Summer 2023 Hottest On Record

This year’s Summer was the hottest on records, according to scientists at NASA’s Goddard Institute of Space Studies (GISS) in New York.

The months of June, July, and August combined were 0.41 degrees Fahrenheit (0.23 degrees Celsius) warmer than any other summer in NASA’s record, the U.S. space agency said in a press release.

August alone was 2.2 F (1.2 C) warmer than the average summer. June through August is considered meteorological summer in the Northern Hemisphere.

The new alarming data comes as unprecedented levels of heat sweeping across many parts of the world.

The apparent effects of climate change is exacerbating deadly wildfires in Canada and Hawaii, and producing searing heat waves in South America, Japan, Europe, and the U.S., while likely contributing to severe rainfall in Italy, Greece, and Central Europe.

“Summer 2023’s record-setting temperatures aren’t just a set of numbers – they result in dire real-world consequences. From sweltering temperatures in Arizona and across the country, to wildfires across Canada, and extreme flooding in Europe and Asia, extreme weather is threatening lives and livelihoods around the world,” said NASA Administrator Bill Nelson.

“Exceptionally high sea surface temperatures, fueled in part by the return of El Niño, were largely responsible for the summer’s record warmth,” according to Josh Willis, climate scientist and oceanographer at NASA’s Jet Propulsion Laboratory in Southern California.

Willis and other scientists expect to see the biggest impacts of El Nino in February, March, and April 2024.

El Nino is a natural climate phenomenon characterized by warmer than normal sea surface temperatures and higher sea levels in the central and eastern tropical Pacific Ocean.

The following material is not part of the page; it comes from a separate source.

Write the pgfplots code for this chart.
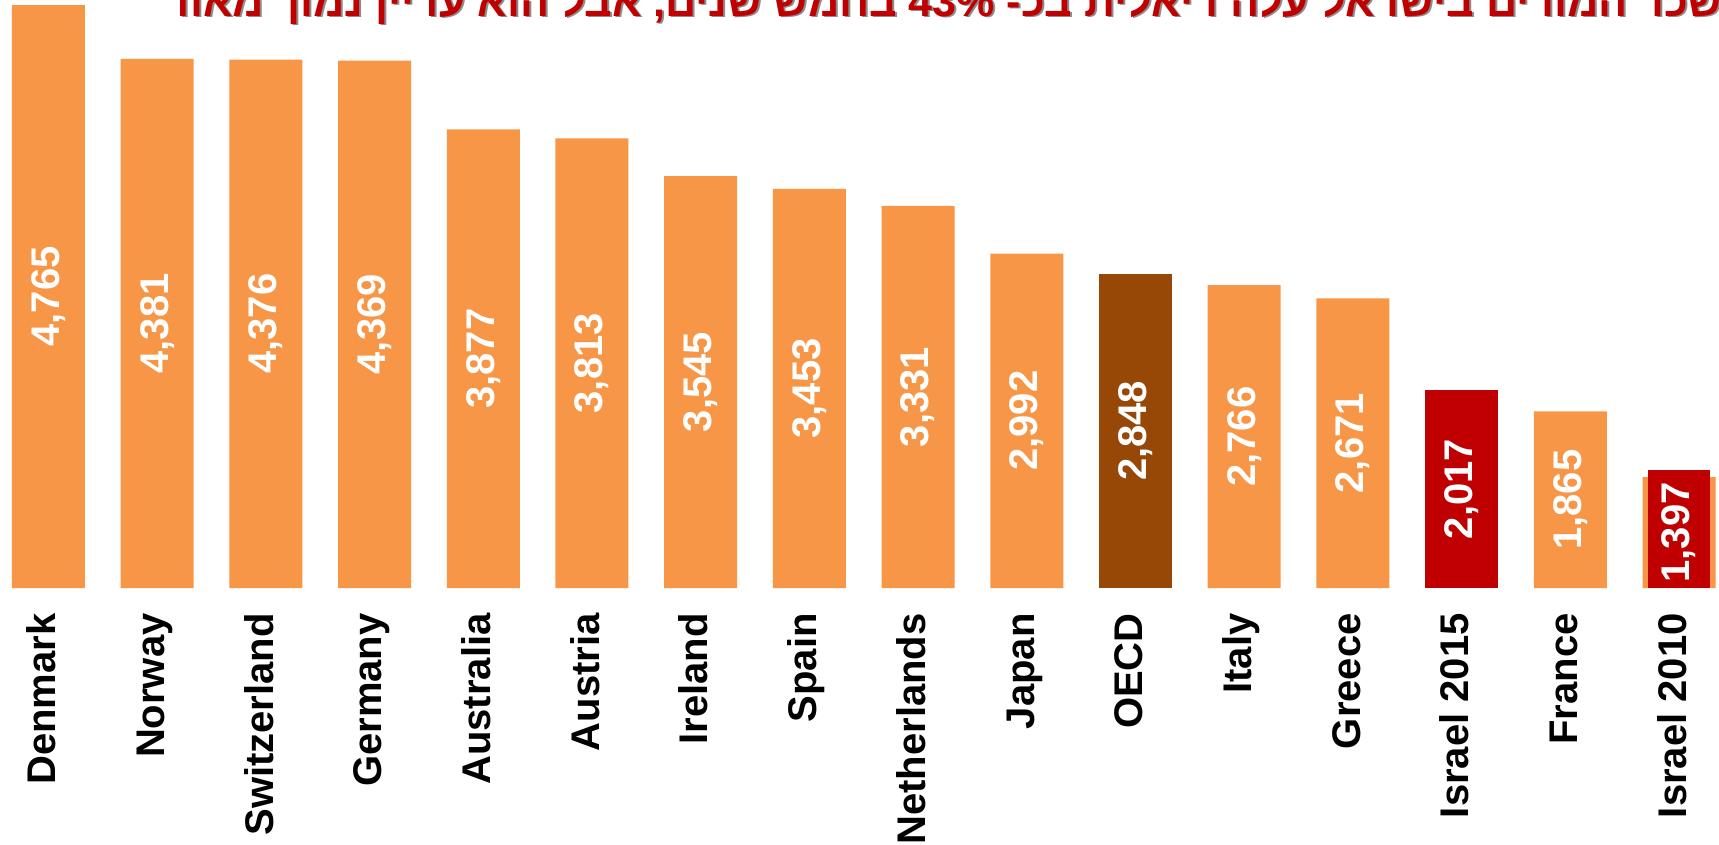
\documentclass[border=0pt]{standalone}
\usepackage{fontspec}
\setmainfont{Liberation Sans}
\newfontfamily\hebfont[Script=Hebrew]{Liberation Sans}
\TeXXeTstate=1
\usepackage{pgfplots}
\pgfplotsset{compat=1.18}
\definecolor{barorange}{HTML}{F79646}
\definecolor{oecdbrown}{HTML}{974806}
\definecolor{isrred}{HTML}{C00000}
\newcommand{\bigbold}{\bfseries\fontsize{20}{24}\selectfont}
\newcommand{\titletext}{\beginR שכר המורים בישראל עלה ריאלית בכ- \beginL 43\%\endL{} בחמש שנים, אבל הוא עדיין נמוך מאוד\endR}

\begin{document}
\begin{tikzpicture}
\begin{axis}[
    scale only axis,
    width=859.5pt, height=294pt,
    xmin=-0.446, xmax=15.368,
    ymin=605, ymax=4801,
    axis line style={draw=none},
    tick style={draw=none},
    major tick length=0pt,
    ytick=\empty,
    xtick={0,...,15},
    xticklabels={Denmark,Norway,Switzerland,Germany,Australia,Austria,Ireland,Spain,Netherlands,Japan,OECD,Italy,Greece,Israel 2015,France,Israel 2010},
    xticklabel style={font=\bigbold, rotate=90, anchor=east, inner sep=0pt, text height=0.72em, text depth=0pt},
    xticklabel shift=12.5pt,
    /pgf/number format/.cd, 1000 sep={,}, assume math mode=true,
]
% bars
\addplot[ybar, bar width=36.5pt, bar shift=0pt, fill=barorange, draw=none]
    coordinates {(0,4765)(1,4381)(2,4376)(3,4369)(4,3877)(5,3813)(6,3545)(7,3453)(8,3331)(9,2992)(11,2766)(12,2671)(14,1865)(15,1397)};
\addplot[ybar, bar width=36.5pt, bar shift=0pt, fill=oecdbrown, draw=none]
    coordinates {(10,2848)};
\addplot[ybar, bar width=36.5pt, bar shift=0pt, fill=isrred, draw=none]
    coordinates {(13,2017)};
% red box laid over the Israel 2010 bar
\addplot[ybar, bar width=31pt, bar shift=0pt, fill=isrred, draw=none]
    coordinates {(15,1447)};
% value labels, set half way up each bar
\addplot[draw=none, mark=none, nodes near coords, point meta=explicit,
    every node near coord/.append style={font=\bigbold, text=white, rotate=90, anchor=center}]
    coordinates {(0,2685)[4765] (1,2493)[4381] (2,2490.5)[4376] (3,2487)[4369]
                 (4,2241)[3877] (5,2209)[3813] (6,2075)[3545] (7,2029)[3453]
                 (8,1968)[3331] (9,1798.5)[2992] (10,1726.5)[2848] (11,1685.5)[2766]
                 (12,1638)[2671] (13,1311)[2017] (14,1235)[1865] (15,1001)[1397]};
\end{axis}
% title, cut by the top edge of the page
\node[overlay, anchor=base west, inner sep=0pt, font=\hebfont\bfseries\fontsize{21.5}{26}\selectfont, text=black!45] at (83.5pt,285.25pt) {\titletext};
\node[overlay, anchor=base west, inner sep=0pt, font=\hebfont\bfseries\fontsize{21.5}{26}\selectfont, text=isrred] at (82.5pt,285.75pt) {\titletext};
\end{tikzpicture}
\end{document}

The record-setting summer of 2023 continues a long-term trend of warming. Scientific observations and analyses made over decades by NASA, National Oceanic and Atmospheric Administration (NOAA), and other international institutions have shown this warming has been driven primarily by human-caused greenhouse gas emissions. At the same time, natural El Niño events in the Pacific pump extra warmth into the global atmosphere and often correlate with the warmest years on record.